If the result of Thursday’s ballot goes the way Guardian readers will be fearing, it might be accounted for by this observation, in my grandmother’s copy of Little Dorrit, “He had a certain air of being a handsome man – which he was not; and a certain air of being a well-bred man – which he was not. It was mere swagger and challenge; but in this particular, as in many others, blustering assertion goes for proof, half over the world.”
Alan Pleydell
Trowbridge, Wiltshire
• I could vote for Tony Blair’s New Labour in 1997 knowing him to be less than perfect even then, and I did.
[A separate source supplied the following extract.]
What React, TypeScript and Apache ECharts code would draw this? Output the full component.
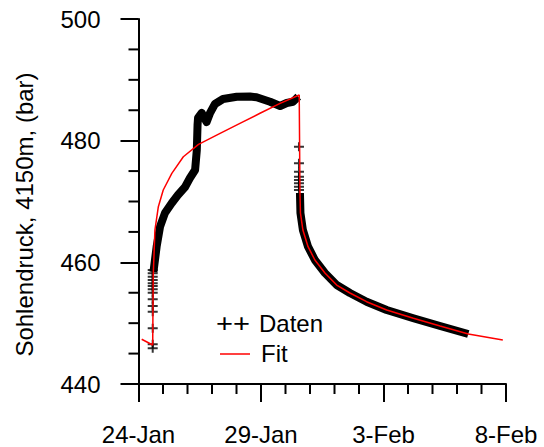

I am sure others who feel the same about Jeremy Corbyn and Labour in 2019 can do the same now. It’s not and it wasn’t about one man, beard or otherwise, or even the party’s policies, great or not, but about ejecting the Tories from office and allowing the chance of a more hopeful future to develop.
Keith Flett
London
• The most likely outcome of this election will be Brexit-supporting parties receiving a minority of votes while gaining a majority of seats. What price the will of the people then?
Roy Boffy
Sutton Coldfield, West Midlands
• Although a Tory member who voted for Brexit and Boris Johnson in the leadership election, I shall be voting in Kensington today for the best candidate on offer – Labour’s Emma Dent Coad.
Dominic Shelmerdine
London
• There is a moral hazard that Labour will lose the election because Corbyn is serious, honest, boring and principled while the Conservatives will win because Johnson is a bit of fun, the buffoon you wouldn’t mind having at a dinner party, and you can’t help liking him. A vote costs nothing yet is a potent thing. Use it, my friends – if you’re not in you can’t win.